How-and when-do ecosystems change character? Are those shifts reversible? And what signs might precede them? Such questions are hard enough to answer in a single place. One might think that incorporating different kinds of ecosystems would only complicate the problem. But a group of scientists in the Long-Term Ecological Research Network is finding a remarkably consistent pattern by combining models and data across several long-term ecological experiments.
Their study, published in Ecological Monographs, asks how the intensity and duration of changes in external drivers interact to determine whether an ecosystem shift is temporary or more likely to be permanent.
Intense grazing driving a dry grassland toward a persistent shrubland is one of the classic examples of regime-shift. The researchers ran many simulations using a model that has been used to describe a number of grasslands. Their model suggested that grasslands could re-establish after even moderately-intense grazing—as long as the grazing didn’t continue for too long. But the higher the intensity of disturbance, the narrower was the window of time in which change would be temporary.

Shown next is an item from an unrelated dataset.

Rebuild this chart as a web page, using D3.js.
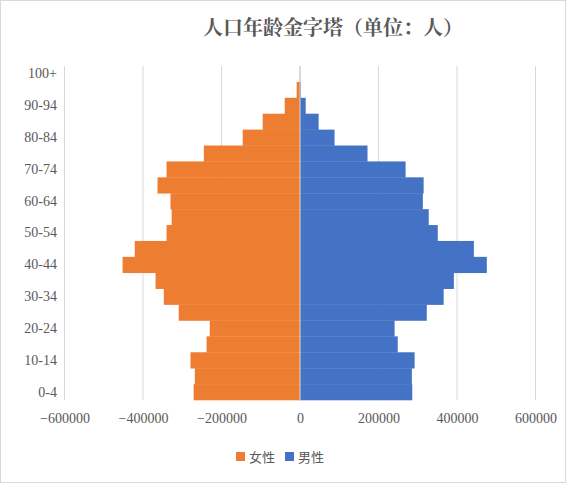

They also examined the role of spatial patchiness and temporal variability, finding that as a system moved toward a threshold, spatial patchiness intensified—potentially serving as a marker for impending regime-shift.
To determine how generally applicable the results might be, they ran models of other ecosystems and found similar outcomes. And they delved into long-running on-the-ground experiments in which a disturbance—such as excess nutrients, invasive species, grazing, or fire suppression—was removed after driving the system to the brink of irreversible change.
At the ecosystem scale, such experiments are rare, as they require decades of manipulation and observation, but the results for the three examples they found were consistent with model results. In the near term, they argue, the most robust test of these principles would be to undertake deliberate experiments in systems that respond rapidly—such as lakes, annual plant communities, and microbial ecosystems. The framework that emerges from the paper also suggests that it might be possible to mine long-ceased or altered experimental treatments for evidence of irreversible transitions.